Source excerpt:
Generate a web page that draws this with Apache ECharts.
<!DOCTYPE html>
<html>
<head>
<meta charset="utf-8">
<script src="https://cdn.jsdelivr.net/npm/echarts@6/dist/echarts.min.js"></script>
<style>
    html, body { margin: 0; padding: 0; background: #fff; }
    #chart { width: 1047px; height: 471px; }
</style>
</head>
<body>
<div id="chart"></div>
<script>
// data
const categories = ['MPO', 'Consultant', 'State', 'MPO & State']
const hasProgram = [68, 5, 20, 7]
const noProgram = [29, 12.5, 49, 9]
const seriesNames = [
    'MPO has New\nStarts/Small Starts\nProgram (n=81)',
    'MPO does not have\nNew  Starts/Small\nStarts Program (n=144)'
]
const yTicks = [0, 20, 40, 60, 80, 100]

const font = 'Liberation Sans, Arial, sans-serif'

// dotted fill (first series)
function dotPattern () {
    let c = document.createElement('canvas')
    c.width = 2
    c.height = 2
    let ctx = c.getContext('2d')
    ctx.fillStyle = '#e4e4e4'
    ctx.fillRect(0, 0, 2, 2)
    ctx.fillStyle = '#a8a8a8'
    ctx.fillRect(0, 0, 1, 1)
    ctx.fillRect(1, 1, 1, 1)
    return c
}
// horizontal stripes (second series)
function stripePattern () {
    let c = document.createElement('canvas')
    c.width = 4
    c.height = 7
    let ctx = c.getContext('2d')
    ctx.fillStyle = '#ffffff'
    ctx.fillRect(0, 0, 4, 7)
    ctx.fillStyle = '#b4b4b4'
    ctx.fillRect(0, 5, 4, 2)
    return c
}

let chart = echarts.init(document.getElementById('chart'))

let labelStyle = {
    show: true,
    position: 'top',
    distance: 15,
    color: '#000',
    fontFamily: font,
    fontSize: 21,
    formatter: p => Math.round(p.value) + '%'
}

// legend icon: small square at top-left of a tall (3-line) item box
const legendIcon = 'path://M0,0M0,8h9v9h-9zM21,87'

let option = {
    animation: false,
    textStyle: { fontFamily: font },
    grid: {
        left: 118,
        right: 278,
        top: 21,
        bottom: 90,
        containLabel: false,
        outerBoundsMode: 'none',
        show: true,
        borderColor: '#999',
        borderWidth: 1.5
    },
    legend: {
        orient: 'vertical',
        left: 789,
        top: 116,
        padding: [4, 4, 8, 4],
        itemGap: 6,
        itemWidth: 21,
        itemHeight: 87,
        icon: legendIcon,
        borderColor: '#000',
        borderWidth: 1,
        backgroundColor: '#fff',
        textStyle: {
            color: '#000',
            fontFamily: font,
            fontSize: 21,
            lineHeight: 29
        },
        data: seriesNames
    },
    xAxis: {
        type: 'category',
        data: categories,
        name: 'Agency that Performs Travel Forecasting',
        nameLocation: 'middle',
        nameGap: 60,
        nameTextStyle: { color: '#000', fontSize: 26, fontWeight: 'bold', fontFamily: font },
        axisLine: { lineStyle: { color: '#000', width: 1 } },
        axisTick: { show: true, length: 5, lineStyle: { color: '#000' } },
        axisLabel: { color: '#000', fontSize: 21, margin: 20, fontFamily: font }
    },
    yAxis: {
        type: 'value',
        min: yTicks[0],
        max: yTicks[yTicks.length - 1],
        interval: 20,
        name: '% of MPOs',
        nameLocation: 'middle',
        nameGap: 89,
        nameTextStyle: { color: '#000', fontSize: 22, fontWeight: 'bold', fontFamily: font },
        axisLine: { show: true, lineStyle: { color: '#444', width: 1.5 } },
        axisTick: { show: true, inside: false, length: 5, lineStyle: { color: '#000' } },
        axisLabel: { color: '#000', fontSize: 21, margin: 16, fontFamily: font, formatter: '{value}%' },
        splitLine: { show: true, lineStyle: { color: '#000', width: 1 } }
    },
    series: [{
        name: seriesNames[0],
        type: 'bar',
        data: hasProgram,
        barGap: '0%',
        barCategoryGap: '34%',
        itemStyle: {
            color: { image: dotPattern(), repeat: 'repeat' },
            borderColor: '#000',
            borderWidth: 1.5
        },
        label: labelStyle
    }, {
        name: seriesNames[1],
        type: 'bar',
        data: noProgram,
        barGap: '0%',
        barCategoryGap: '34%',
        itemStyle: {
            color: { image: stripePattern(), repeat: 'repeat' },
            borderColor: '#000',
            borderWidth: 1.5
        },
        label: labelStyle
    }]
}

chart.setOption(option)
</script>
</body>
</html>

Prompt: Pick each line holding the word "that" out of the listing.

Response:
Generate a web page that draws this with Apache ECharts.
        name: 'Agency that Performs Travel Forecasting',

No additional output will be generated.